Carpal tunnel syndrome (CTS) is a condition where the median nerve is compressed where it passes through a short tunnel at the wrist. The tunnel contains the tendons that bend the fingers and thumb as well as the nerve (see diagram). CTS commonly affects women in middle age but can occur at any age in either sex. CTS can occur with pregnancy, diabetes, thyroid problems, rheumatoid arthritis and other less common conditions, but most sufferers have none of these. CTS may be associated with swelling in the tunnel which may be caused by inflammation of the tendons, a fracture of the wrist, wrist arthritis and other less common conditions. In most cases, the cause is not identifiable.

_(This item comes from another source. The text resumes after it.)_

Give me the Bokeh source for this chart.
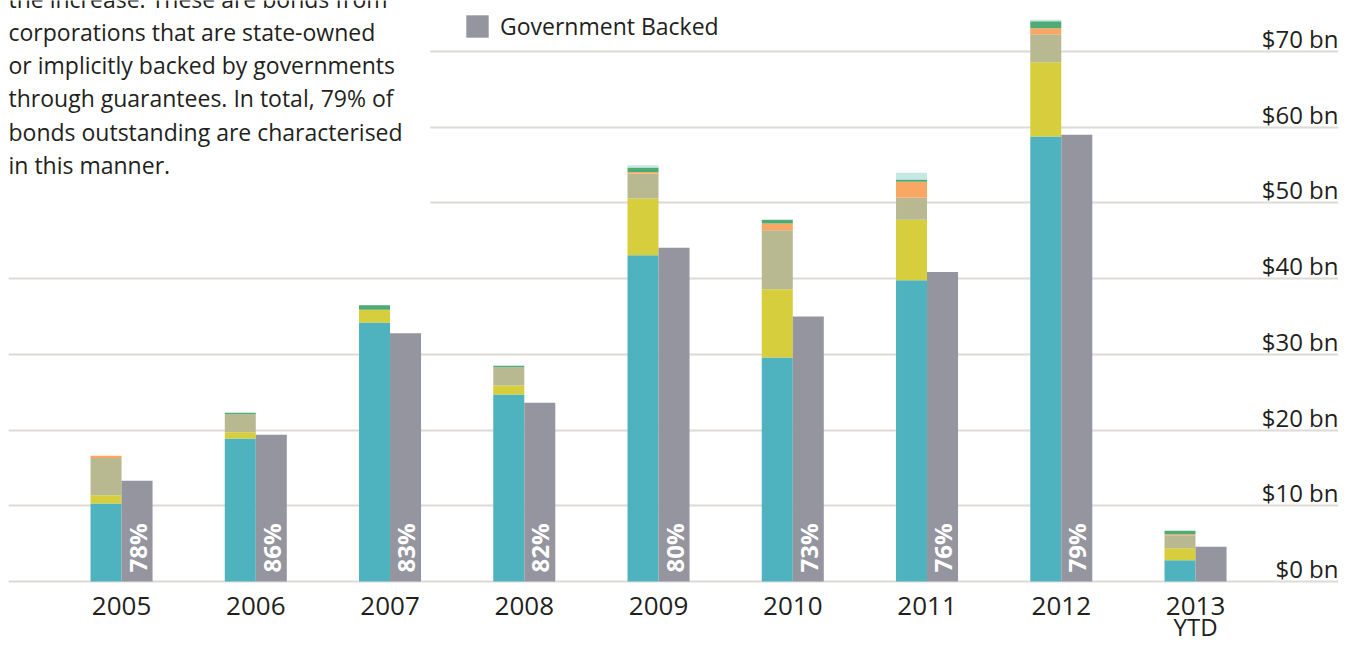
import math
from bokeh.plotting import figure
from bokeh.models import (ColumnDataSource, FixedTicker, Legend, LegendItem,
                          Label, BoxAnnotation, Range1d, LinearAxis)
from bokeh.core.properties import value
from bokeh.embed import file_html
from bokeh.resources import INLINE

# ---------------- data ----------------
years = ["2005", "2006", "2007", "2008", "2009", "2010", "2011", "2012", "2013"]
year_suffix = ["", "", "", "", "", "", "", "", "YTD"]
teal_vals   = [10.3, 18.9, 34.2, 24.7, 43.1, 29.6, 39.8, 58.8, 2.8]
yellow_vals = [1.1, 0.8, 1.7, 1.2, 7.5, 9.0, 8.0, 9.8, 1.6]
khaki_vals  = [4.9, 2.4, 0.0, 2.4, 3.3, 7.8, 2.9, 3.7, 1.7]
orange_vals = [0.3, 0.0, 0.0, 0.0, 0.2, 0.9, 2.1, 0.8, 0.15]
green_vals  = [0.0, 0.2, 0.6, 0.2, 0.6, 0.5, 0.3, 0.9, 0.45]
cyan_vals   = [0.0, 0.0, 0.0, 0.0, 0.3, 0.0, 0.9, 0.2, 0.0]
gov_vals    = [13.3, 19.4, 32.8, 23.6, 44.1, 35.0, 40.9, 59.0, 4.6]
gov_share   = ["78%", "86%", "83%", "82%", "80%", "73%", "76%", "79%", ""]
y_ticks = [0, 10, 20, 30, 40, 50, 60, 70]
y_tick_labels = ["$0 bn", "$10 bn", "$20 bn", "$30 bn", "$40 bn", "$50 bn", "$60 bn", "$70 bn"]
note_lines = [
    "the increase. These are bonds from",
    "corporations that are state-owned",
    "or implicitly backed by governments",
    "through guarantees. In total, 79% of",
    "bonds outstanding are characterised",
    "in this manner.",
]

# ---------------- style ----------------
FONT = "Open Sans"
TXT = "#231f20"
GRID = "#dedad5"
colors = ["#4eb3bf", "#d6ce3d", "#b8b990", "#f9a762", "#4fab75", "#c5e8e4"]
GOV = "#9595a0"
BW = 0.231

n = len(years)
idx = list(range(n))
src = ColumnDataSource(dict(
    xm=[i - BW / 2 for i in idx],
    xg=[i + BW / 2 for i in idx],
    teal=teal_vals, yellow=yellow_vals, khaki=khaki_vals,
    orange=orange_vals, green=green_vals, cyan=cyan_vals,
    gov=gov_vals, share=gov_share, base=[0] * n,
))

x_start, x_end = -0.842, 9.065
y_start, y_end = -0.264, 76.75

p = figure(width=1354, height=646, x_range=Range1d(x_start, x_end),
           y_range=Range1d(y_start, y_end), output_backend="svg",
           toolbar_location=None, min_border_left=8, min_border_right=16,
           min_border_top=0, min_border_bottom=63, outline_line_color=None,
           background_fill_color="white", border_fill_color="white")

# grid
p.xgrid.visible = False
p.ygrid.ticker = FixedTicker(ticks=y_ticks)
p.ygrid.grid_line_color = GRID
p.ygrid.grid_line_width = 2
p.yaxis.visible = False


def style_axis(ax, standoff, size):
    ax.axis_line_color = None
    ax.major_tick_line_color = None
    ax.minor_tick_line_color = None
    ax.major_tick_out = 0
    ax.major_tick_in = 0
    ax.major_label_standoff = standoff
    ax.major_label_text_font = FONT
    ax.major_label_text_font_size = size
    ax.major_label_text_color = TXT


# x axis (year) and a second row for the "YTD" suffix
p.xaxis.ticker = FixedTicker(ticks=idx)
p.xaxis.major_label_overrides = {i: years[i] for i in idx}
style_axis(p.xaxis[0], 13, "26px")

suffix_ticks = [i for i in idx if year_suffix[i]]
ax2 = LinearAxis(ticker=FixedTicker(ticks=suffix_ticks),
                 major_label_overrides={i: year_suffix[i] for i in suffix_ticks})
style_axis(ax2, -8, "24px")
p.add_layout(ax2, "below")

# stacked bars
stack_keys = ["teal", "yellow", "khaki", "orange", "green", "cyan"]
p.vbar_stack(stack_keys, x="xm", width=BW, color=colors, line_width=0,
             line_alpha=0, source=src)
gov_r = p.vbar(x="xg", top="gov", bottom=0, width=BW, color=GOV, line_alpha=0,
               source=src)

# percentage labels inside government bars
p.text(x="xg", y="base", text="share", source=src, angle=math.pi / 2,
       text_align="left", text_baseline="middle", y_offset=-9,
       text_color="white", text_font=value(FONT), text_font_style="bold",
       text_font_size="24px")

# right-side y labels sitting on gridlines
ysrc = ColumnDataSource(dict(y=y_ticks, t=y_tick_labels, x=[x_end] * len(y_ticks)))
p.text(x="x", y="y", text="t", source=ysrc, text_align="right",
       text_baseline="alphabetic", y_offset=-13, text_color=TXT,
       text_font=value(FONT), text_font_size="24px")

# white box behind note text
p.add_layout(BoxAnnotation(left=x_start - 1, right=2.30, bottom=49.0, top=y_end + 10,
                           fill_color="white", fill_alpha=1, line_alpha=0))

baselines = [-2, 31, 64, 97, 131, 164]
for line, b in zip(note_lines, baselines):
    p.add_layout(Label(x=x_start, y=y_end, x_units="data", y_units="data",
                       y_offset=-b, text=line, text_baseline="alphabetic",
                       text_align="left", text_font=FONT, text_font_size="23px",
                       text_color=TXT))

legend = Legend(items=[LegendItem(label="Government Backed", renderers=[gov_r])],
                location=(455, 541), orientation="vertical",
                border_line_alpha=0, background_fill_alpha=0,
                glyph_width=28, glyph_height=28, label_standoff=9,
                padding=0, margin=0, spacing=0,
                label_text_font=FONT, label_text_font_size="23px",
                label_text_color=TXT)
p.add_layout(legend)

open("out.html", "w").write(file_html(p, INLINE))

The main symptom is altered feeling in the hand, affecting the thumb index, middle and ring fingers; it is unusual for the little finger to be involved. Many people describe the altered feeling as tingling. Tingling is often worse at night or first thing in the morning. It may be provoked by activities that involve gripping an object, for example a mobile telephone or newspaper, especially if the hand is elevated. In the early stages the symptoms of tingling intermittent and sensation will return to normal. If the condition worsens, the altered feeling may become continuous, with numbness in the fingers and thumb together with weakness and wasting of the muscles at the base of the thumb. Sufferers often described a feeling of clumsiness and drop objects easily. CTS may be associated with pain in the wrist and forearm.
In some cases, nerve conduction tests are needed to confirm the diagnosis. Blood tests and x-rays are sometimes required.
Non-surgical treatments include the use of splints, especially at night, and steroid injection into the carpal tunnel. CTS occurring in pregnancy often resolves after the baby is born.
Surgery is frequently required. The operation involves opening the roof of the tunnel to reduce the pressure on the nerve (see diagram: the roof of the carpal tunnel is called the transverse carpal ligament). The most common method involves an incision over the tunnel at the wrist, opening the roof under direct vision. In an alternative keyhole method (endoscopic release) the roof is opened with instruments inserted through one or two small incisions. The outcomes of the two techniques are similar and your surgeon can discuss the most appropriate method. The surgery may be performed under local anaesthesia, regional anaesthesia (injected at the shoulder to numb the entire arm) or general anaesthesia.
The outcome is usually a satisfactory resolution of the symptoms. Night pain and tingling usually disappear within a few days. In severe cases, improvement of constant numbness and muscle weakness may be slow or incomplete. It generally takes about three months to regain full strength and a fully comfortable scar, but the hand can be used for light activities from the day of surgery.